I always thought mmap'ed circular buffers were an elegant approach for
getting data that survived a process crash, but not paying the
overhead of write(2) and read(2).  The main problem is that you need
special tools to read the circular buffer files off of the disk.  As
Sage commented, that is probably undesirable for many users.

(a) I actually favor not simply mmaping the circular buffer,
    but having a program that pulls the data out of memory
    and writes it to disk (ala Varnish).  In addition to doing
    huge writes (greatly reducing the write overhead), it can
    filter what it processes, so that we have extensive logging
    for the last few seconds, and more manageable logs on disk
    extending farther back in time (modulo log rotation).

(b) The most interesting logs are probably the ones in coredumps
    (that didn't make it out to disk) for which we want a
    crawler/extractor anyway.  It probably isn't very hard to
    make the program that extracts logs from memory also be
    able to pick the pockets of dead bodies (put a big self
    identifying header on the front of each buffer).

    Note also that having the ability to extract the logs from
    a coredump pretty much eliminates any motivations to flush
    log entries out to disk promptly/expensively.  If the process
    exits clealy, we'll get the logs.  If the process produces
    a coredump, we'll still get the logs.

(c) I have always loved text logs that I can directly view.
    Their immediate and effortless accessibility encourages
    their use, which encourages work in optimizing their content
    (lots of the stuff you need, and little else).
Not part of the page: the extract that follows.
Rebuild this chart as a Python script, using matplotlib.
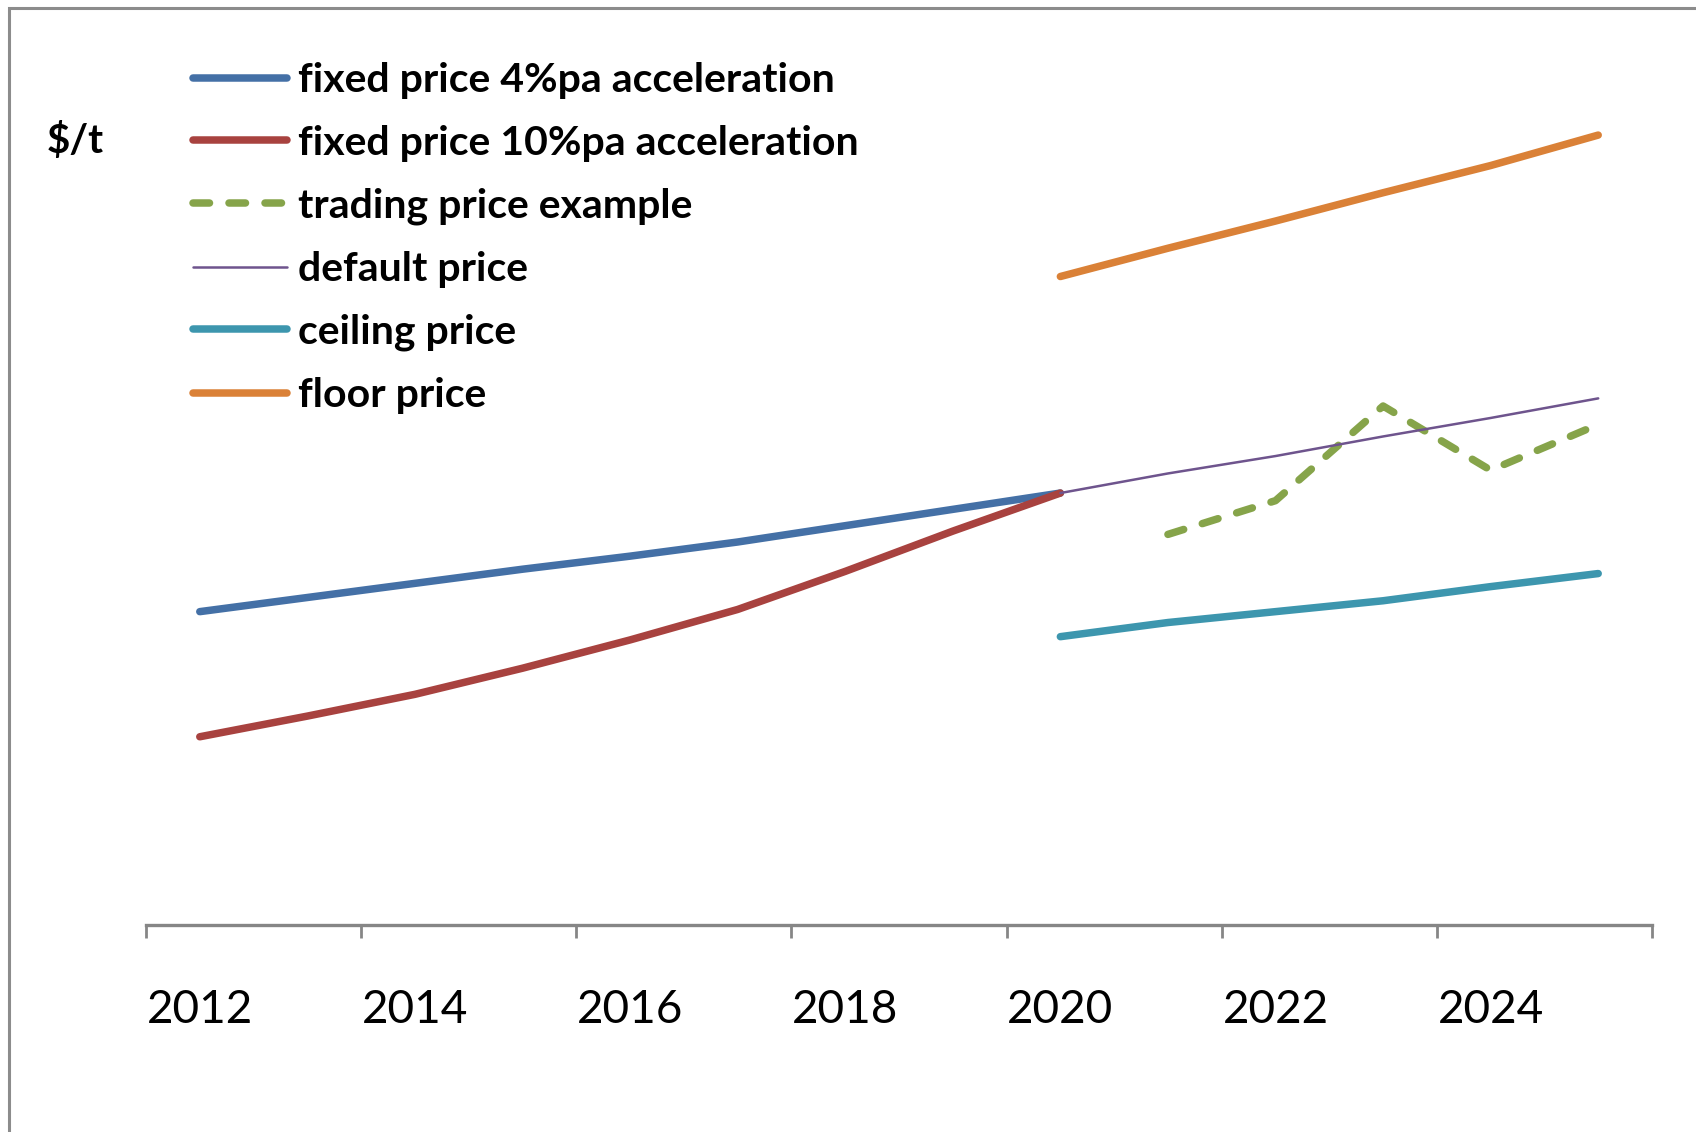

    But binary logs are less than half the size (cheaper to
    take and keep twice as much info), and a program that
    formats them can take arguments about which records/fields
    you want and how you want them formatted ... and getting
    the output the way you want it (whether for browsing or
    subsequent reprocessing) is a huge win.  You get used to
    running the log processing command quickly, but the benefits

(d) If somebody really wants text logs for archival, it is completely
    trivial to run the output of the log-extractor through the
    formatter before writing it to disk ... so the in memory
    format need not be tied to the on-disk format.  The rotation
    code won't care.

An mmap'ed buffer, even a lockless one, is a simple beast.  Do you
really need a whole library just for that?  Maybe I'm just
old-fashioned.

IMHO, surprisingly few things involving large numbers of performance
critical threads turn out to be simple :-)  For example:

	If we are logging a lot, buffer management has the potential
	to become a bottle-neck ... so we need to be able to allocate
	a record of the required size from the circular buffer
	with atomic instructions (at least in non-wrap situations).

	But if records are allocated and then filled, we have to
	consider how to handle the case where the filling is
        delayed, and the reader catches up with an incomplete
	log record (e.g. skip it, wait how long, ???).

	And while we hope this will never happen, we have to deal
	with what happens when the writer catches up with the
	reader, or worse, an incomplete log block ... where we might
	have to determine whether or not the owner is deceased (making
	it safe to break his record lock) ... or should we simply take
	down the service at that point (on the assumption that something
	has gone very wrong).

	If we are going to use multiple buffers, we may have to
	do a transaction dance (last guy in has to close this
	buffer to new writes, start a new one, and somebody has
	to wait for pending additions to complete, queue this
	one for delivery or perhaps even flush it to disk if we
	don't have some other thread/process doing this).